**Dataset content:**
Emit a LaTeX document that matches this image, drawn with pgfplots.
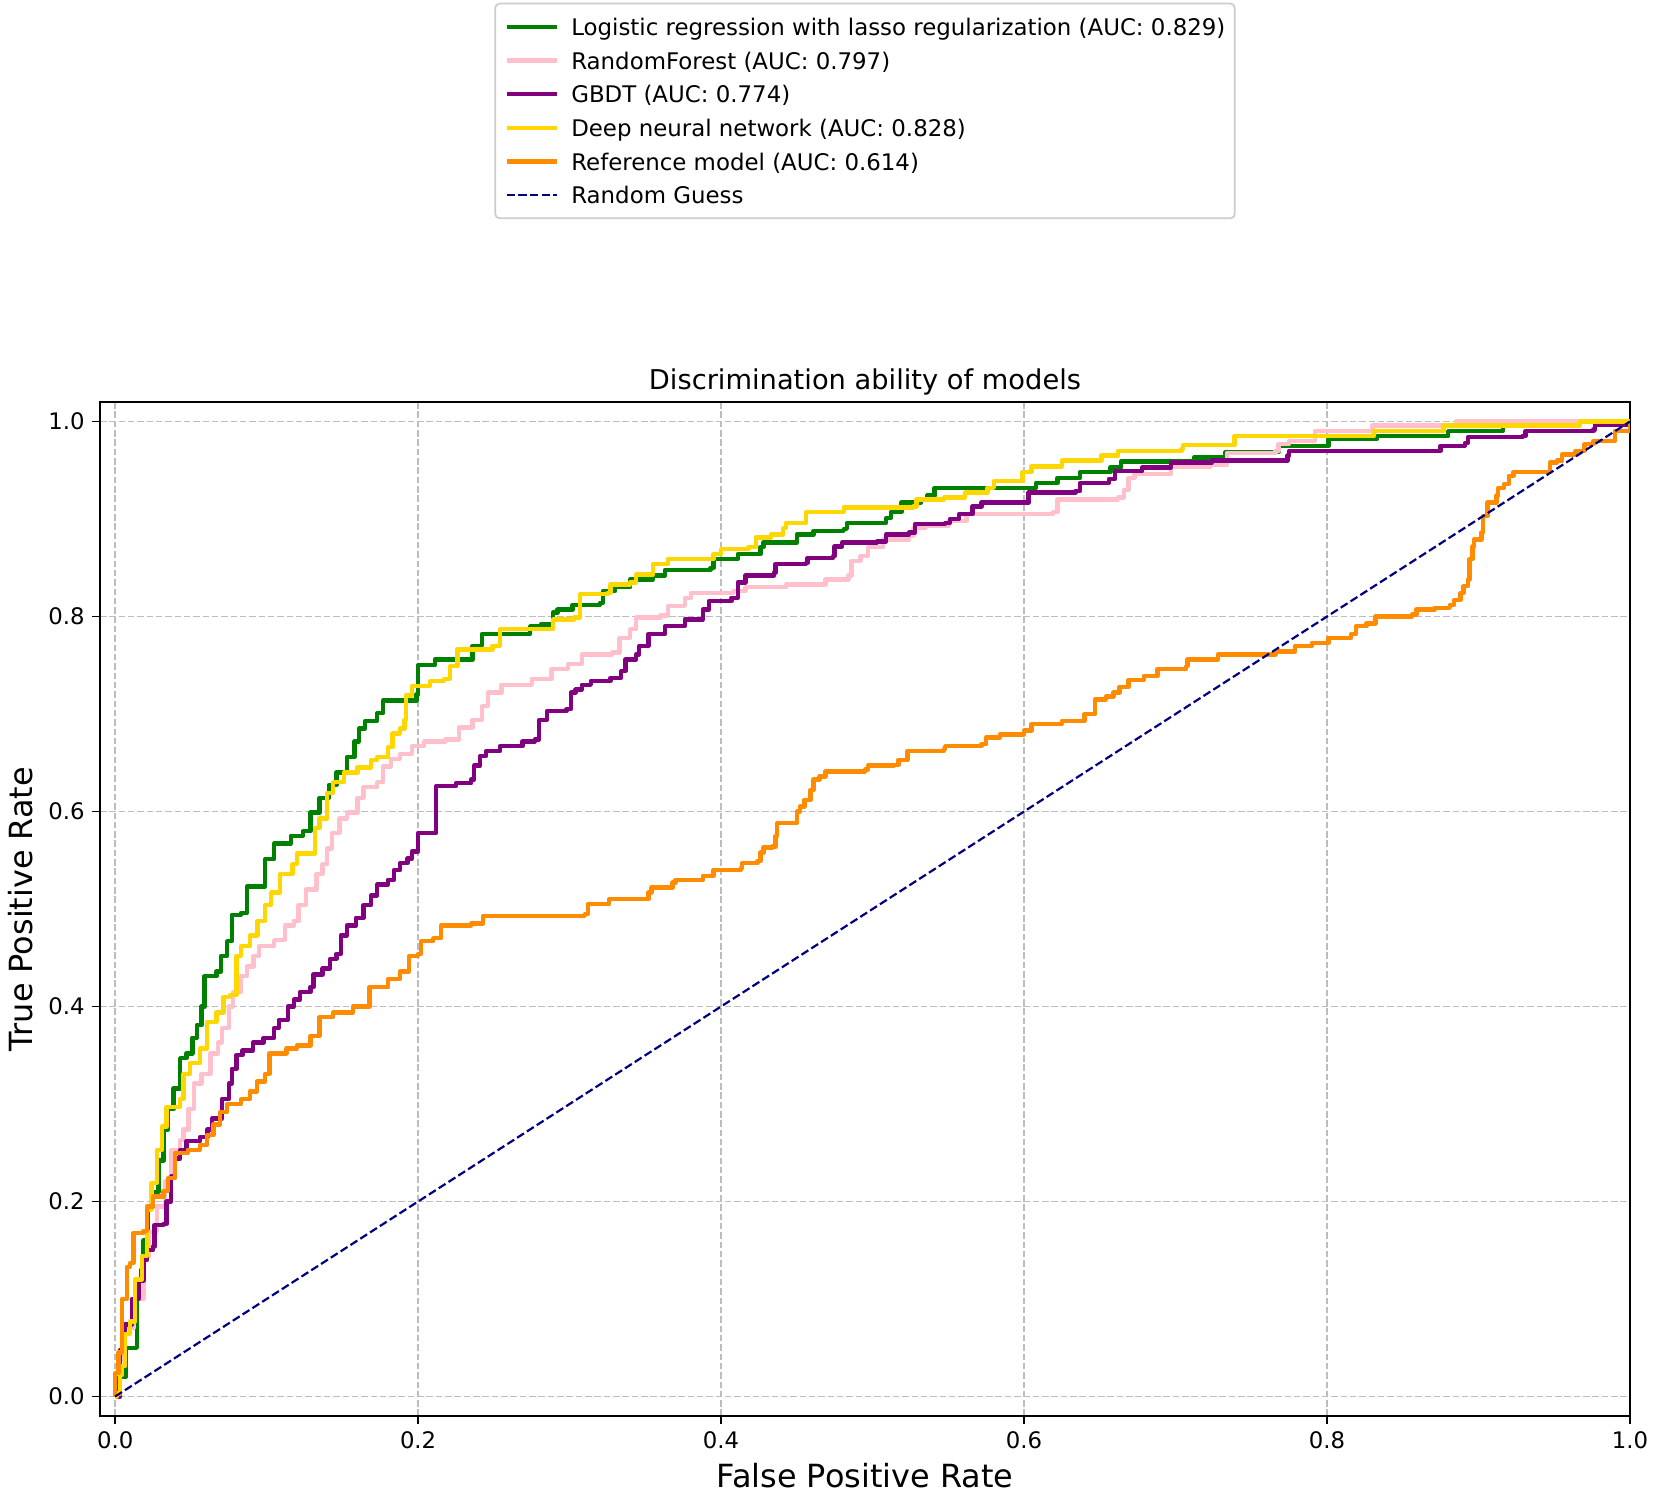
\documentclass[border=0pt]{standalone}
\usepackage{pgfplots}
\pgfplotsset{compat=1.18}
\usepackage{fontspec}
\setmainfont{DejaVu Sans}
\definecolor{cgreen}{HTML}{008000}
\definecolor{cpink}{HTML}{FFC0CB}
\definecolor{cpurple}{HTML}{800080}
\definecolor{cgold}{HTML}{FFD700}
\definecolor{corange}{HTML}{FF8C00}
\definecolor{cnavy}{HTML}{000080}
\definecolor{gridc}{HTML}{BDBDBD}
\definecolor{legc}{HTML}{CCCCCC}
\begin{document}
\begin{tikzpicture}
\useasboundingbox (0pt,0pt) rectangle (751.82pt,680pt);
\begin{axis}[
  at={(45.45pt,36.36pt)}, anchor=south west,
  scale only axis, width=695.45pt, height=460.9pt,
  xmin=-0.01, xmax=1.0, ymin=-0.02, ymax=1.02,
  xtick={0,0.2,0.4,0.6,0.8,1}, ytick={0,0.2,0.4,0.6,0.8,1},
  xtick pos=bottom, ytick pos=left,
  tick align=outside, major tick length=3.5pt,
  major tick style={line width=0.8pt, black},
  axis line style={line width=0.8pt},
  tick label style={font=\fontsize{10.35}{12.4}\selectfont},
  /pgf/number format/fixed, /pgf/number format/fixed zerofill, /pgf/number format/precision=1, /pgf/number format/assume math mode=true,
  grid=major,
  major grid style={line width=0.8pt, gridc, dash pattern=on 2.96pt off 1.28pt},
  xlabel={False Positive Rate},
  xlabel style={font=\fontsize{14.5}{17}\selectfont, at={(axis description cs:0.5,-0.0701)}, anchor=base},
  ylabel={True Positive Rate},
  ylabel style={font=\fontsize{14.5}{17}\selectfont, at={(axis description cs:-0.0439,0.5)}, anchor=base},
  title={Discrimination ability of models},
  every axis title shift=0pt,
  title style={font=\fontsize{12.4}{15}\selectfont, at={(axis description cs:0.5,1.0128)}, anchor=base},
  legend style={at={(axis description cs:0.5,1.1803)}, anchor=south,
    font=\fontsize{10.4}{12.5}\selectfont, draw=legc, line width=0.8pt, rounded corners=2pt,
    inner xsep=4.3pt, inner ysep=5.6pt, row sep=5.4pt,
    nodes={inner sep=0pt, text height=8.9pt, text depth=1.0pt}},
  legend cell align=left,
  legend image code/.code={\draw[#1] (0pt,0pt) -- (23pt,0pt); \path (28.3pt,0pt);},
  every axis plot/.append style={line join=round},
]
\addplot[const plot, cgreen, line width=2pt] coordinates {
(0,0)(0.003,0.02)(0.007,0.05)(0.0143,0.10)(0.017,0.13)(0.0187,0.16)(0.0215,0.195)(0.025,0.21)(0.0286,0.242)(0.032,0.274)(0.035,0.295)(0.0385,0.316)(0.043,0.347)(0.047,0.352)(0.051,0.368)(0.054,0.381)(0.057,0.40)(0.059,0.431)(0.067,0.436)(0.07,0.452)(0.074,0.467)(0.077,0.494)(0.083,0.496)(0.087,0.523)(0.095,0.523)(0.099,0.551)(0.105,0.567)(0.116,0.575)(0.124,0.580)(0.129,0.599)(0.135,0.614)(0.141,0.627)(0.146,0.64)(0.153,0.656)(0.158,0.672)(0.161,0.685)(0.165,0.693)(0.173,0.701)(0.177,0.714)(0.19,0.714)(0.199,0.72)(0.2,0.75)(0.211,0.756)(0.224,0.756)(0.236,0.77)(0.242,0.782)(0.264,0.782)(0.274,0.79)(0.281,0.792)(0.289,0.804)(0.292,0.807)(0.302,0.812)(0.320,0.814)(0.322,0.826)(0.330,0.830)(0.340,0.838)(0.355,0.842)(0.363,0.848)(0.393,0.85)(0.395,0.859)(0.411,0.864)(0.426,0.871)(0.428,0.876)(0.449,0.876)(0.45,0.884)(0.461,0.888)(0.481,0.89)(0.483,0.896)(0.509,0.901)(0.512,0.907)(0.519,0.917)(0.532,0.92)(0.536,0.924)(0.541,0.932)(0.583,0.932)(0.608,0.937)(0.622,0.942)(0.637,0.948)(0.657,0.953)(0.664,0.959)(0.693,0.959)(0.712,0.963)(0.722,0.963)(0.733,0.969)(0.766,0.969)(0.768,0.975)(0.801,0.975)(0.801,0.982)(0.833,0.985)(0.880,0.990)(0.915,0.990)(0.916,0.996)(0.95,1.0)(1,1)
};
\addlegendentry{Logistic regression with lasso regularization (AUC: 0.829)}
\addplot[const plot, cpink, line width=2pt] coordinates {
(0,0)(0.0033,0.038)(0.0055,0.07)(0.012,0.10)(0.0187,0.143)(0.022,0.169)(0.0275,0.195)(0.033,0.221)(0.037,0.253)(0.043,0.263)(0.045,0.274)(0.0485,0.295)(0.052,0.321)(0.057,0.331)(0.063,0.352)(0.068,0.363)(0.0705,0.378)(0.075,0.40)(0.078,0.415)(0.083,0.431)(0.087,0.441)(0.0914,0.452)(0.095,0.462)(0.105,0.468)(0.112,0.483)(0.118,0.488)(0.121,0.504)(0.126,0.52)(0.133,0.536)(0.137,0.546)(0.14,0.562)(0.143,0.578)(0.148,0.593)(0.153,0.599)(0.160,0.614)(0.164,0.625)(0.173,0.63)(0.177,0.646)(0.182,0.654)(0.188,0.659)(0.196,0.667)(0.204,0.672)(0.218,0.674)(0.227,0.686)(0.236,0.694)(0.242,0.708)(0.246,0.722)(0.255,0.730)(0.275,0.736)(0.288,0.746)(0.299,0.751)(0.308,0.761)(0.328,0.763)(0.333,0.778)(0.340,0.787)(0.344,0.799)(0.360,0.801)(0.365,0.811)(0.376,0.819)(0.380,0.824)(0.408,0.826)(0.416,0.830)(0.443,0.833)(0.469,0.838)(0.484,0.842)(0.486,0.857)(0.492,0.862)(0.497,0.871)(0.507,0.879)(0.524,0.883)(0.527,0.891)(0.535,0.893)(0.550,0.898)(0.562,0.905)(0.619,0.907)(0.622,0.92)(0.662,0.922)(0.666,0.930)(0.669,0.942)(0.673,0.946)(0.697,0.954)(0.723,0.956)(0.734,0.968)(0.766,0.970)(0.768,0.977)(0.775,0.980)(0.792,0.990)(0.830,0.996)(0.885,1.0)(1,1)
};
\addlegendentry{RandomForest (AUC: 0.797)}
\addplot[const plot, cpurple, line width=2pt] coordinates {
(0,0)(0.0033,0.048)(0.0066,0.074)(0.011,0.10)(0.0154,0.119)(0.0187,0.14)(0.021,0.15)(0.025,0.154)(0.026,0.176)(0.032,0.177)(0.034,0.2)(0.037,0.226)(0.0396,0.244)(0.043,0.253)(0.047,0.262)(0.056,0.266)(0.061,0.274)(0.064,0.285)(0.0705,0.305)(0.075,0.321)(0.077,0.336)(0.080,0.35)(0.084,0.355)(0.091,0.363)(0.098,0.368)(0.105,0.378)(0.108,0.386)(0.114,0.40)(0.118,0.407)(0.122,0.415)(0.129,0.42)(0.131,0.433)(0.137,0.439)(0.142,0.449)(0.146,0.454)(0.149,0.473)(0.153,0.483)(0.159,0.491)(0.164,0.504)(0.169,0.514)(0.173,0.525)(0.18,0.53)(0.184,0.54)(0.188,0.547)(0.193,0.552)(0.196,0.559)(0.2,0.578)(0.211,0.578)(0.212,0.626)(0.225,0.629)(0.235,0.633)(0.237,0.647)(0.241,0.657)(0.245,0.662)(0.254,0.667)(0.269,0.672)(0.277,0.674)(0.28,0.694)(0.285,0.703)(0.298,0.705)(0.301,0.722)(0.304,0.725)(0.308,0.730)(0.314,0.734)(0.327,0.737)(0.334,0.744)(0.337,0.756)(0.344,0.761)(0.346,0.770)(0.352,0.782)(0.363,0.790)(0.376,0.797)(0.388,0.807)(0.392,0.816)(0.407,0.819)(0.411,0.835)(0.416,0.842)(0.435,0.845)(0.436,0.854)(0.456,0.855)(0.457,0.860)(0.474,0.862)(0.475,0.872)(0.48,0.876)(0.503,0.877)(0.509,0.884)(0.524,0.886)(0.528,0.895)(0.548,0.896)(0.551,0.9)(0.557,0.905)(0.566,0.913)(0.572,0.917)(0.602,0.917)(0.603,0.927)(0.634,0.929)(0.637,0.937)(0.656,0.941)(0.66,0.949)(0.678,0.953)(0.697,0.958)(0.724,0.96)(0.774,0.965)(0.775,0.970)(0.874,0.970)(0.875,0.975)(0.891,0.978)(0.893,0.984)(0.929,0.985)(0.931,0.99)(0.976,0.992)(0.977,0.997)(1,1)
};
\addlegendentry{GBDT (AUC: 0.774)}
\addplot[const plot, cgold, line width=2pt] coordinates {
(0,0)(0.0011,0.003)(0.0033,0.022)(0.0044,0.031)(0.0066,0.064)(0.0099,0.077)(0.013,0.12)(0.0176,0.144)(0.021,0.192)(0.024,0.219)(0.0275,0.253)(0.031,0.277)(0.034,0.297)(0.043,0.305)(0.045,0.331)(0.0496,0.342)(0.056,0.357)(0.0606,0.384)(0.067,0.394)(0.0716,0.41)(0.076,0.412)(0.080,0.452)(0.083,0.462)(0.089,0.473)(0.094,0.488)(0.099,0.504)(0.103,0.517)(0.109,0.536)(0.117,0.546)(0.12,0.557)(0.129,0.557)(0.132,0.583)(0.135,0.593)(0.14,0.619)(0.144,0.63)(0.151,0.64)(0.160,0.645)(0.169,0.653)(0.173,0.656)(0.18,0.666)(0.183,0.680)(0.188,0.685)(0.191,0.694)(0.192,0.719)(0.196,0.729)(0.208,0.734)(0.217,0.736)(0.221,0.749)(0.226,0.766)(0.249,0.77)(0.254,0.787)(0.282,0.787)(0.289,0.797)(0.303,0.799)(0.307,0.823)(0.325,0.824)(0.327,0.833)(0.340,0.835)(0.344,0.843)(0.355,0.854)(0.365,0.859)(0.395,0.864)(0.40,0.869)(0.418,0.871)(0.423,0.881)(0.433,0.884)(0.441,0.891)(0.443,0.896)(0.456,0.907)(0.481,0.912)(0.527,0.913)(0.529,0.92)(0.547,0.922)(0.561,0.927)(0.576,0.932)(0.58,0.939)(0.599,0.948)(0.605,0.954)(0.625,0.96)(0.651,0.965)(0.662,0.970)(0.704,0.972)(0.705,0.976)(0.739,0.985)(0.830,0.985)(0.831,0.99)(0.877,0.996)(0.967,0.996)(0.967,1.0)(1,1)
};
\addlegendentry{Deep neural network (AUC: 0.828)}
\addplot[const plot, corange, line width=2pt] coordinates {
(0,0)(0,0.024)(0.0022,0.045)(0.0044,0.10)(0.0077,0.133)(0.0099,0.137)(0.012,0.168)(0.0187,0.17)(0.021,0.195)(0.025,0.205)(0.032,0.211)(0.035,0.224)(0.0396,0.25)(0.048,0.253)(0.056,0.258)(0.0606,0.268)(0.065,0.279)(0.0694,0.292)(0.074,0.30)(0.083,0.305)(0.089,0.313)(0.0936,0.323)(0.099,0.331)(0.102,0.352)(0.113,0.357)(0.12,0.36)(0.129,0.37)(0.135,0.389)(0.144,0.394)(0.157,0.40)(0.168,0.407)(0.168,0.42)(0.18,0.428)(0.188,0.436)(0.194,0.452)(0.2,0.454)(0.202,0.467)(0.21,0.47)(0.215,0.483)(0.235,0.485)(0.243,0.493)(0.31,0.495)(0.312,0.505)(0.326,0.51)(0.352,0.517)(0.354,0.522)(0.368,0.527)(0.37,0.530)(0.388,0.534)(0.395,0.54)(0.413,0.542)(0.414,0.547)(0.424,0.549)(0.426,0.558)(0.428,0.563)(0.434,0.564)(0.436,0.575)(0.437,0.588)(0.449,0.588)(0.45,0.60)(0.452,0.605)(0.455,0.612)(0.459,0.622)(0.461,0.633)(0.465,0.636)(0.469,0.641)(0.495,0.643)(0.497,0.647)(0.514,0.648)(0.517,0.653)(0.523,0.662)(0.547,0.664)(0.548,0.667)(0.572,0.669)(0.575,0.676)(0.584,0.679)(0.60,0.683)(0.605,0.69)(0.625,0.693)(0.64,0.70)(0.647,0.715)(0.654,0.718)(0.659,0.722)(0.663,0.728)(0.669,0.735)(0.679,0.739)(0.688,0.746)(0.707,0.749)(0.708,0.756)(0.728,0.761)(0.761,0.761)(0.766,0.764)(0.779,0.77)(0.79,0.773)(0.801,0.778)(0.816,0.782)(0.819,0.79)(0.826,0.793)(0.832,0.80)(0.856,0.802)(0.859,0.807)(0.871,0.809)(0.881,0.812)(0.884,0.817)(0.888,0.824)(0.89,0.831)(0.893,0.838)(0.894,0.859)(0.896,0.872)(0.897,0.879)(0.902,0.886)(0.903,0.903)(0.906,0.917)(0.912,0.924)(0.913,0.932)(0.917,0.936)(0.920,0.944)(0.923,0.948)(0.945,0.948)(0.947,0.958)(0.952,0.96)(0.955,0.966)(0.964,0.970)(0.97,0.977)(0.976,0.98)(0.988,0.98)(0.99,0.99)(1,1)
};
\addlegendentry{Reference model (AUC: 0.614)}
\addplot[cnavy, line width=1pt, dash pattern=on 3.7pt off 1.6pt] coordinates {(0,0)(1,1)};
\addlegendentry{Random Guess}
\end{axis}
\end{tikzpicture}
\end{document}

**Direction:** In the lines above, locate the string "with". Copy every line where it occurs.

**Correct answer:**
Emit a LaTeX document that matches this image, drawn with pgfplots.
\addlegendentry{Logistic regression with lasso regularization (AUC: 0.829)}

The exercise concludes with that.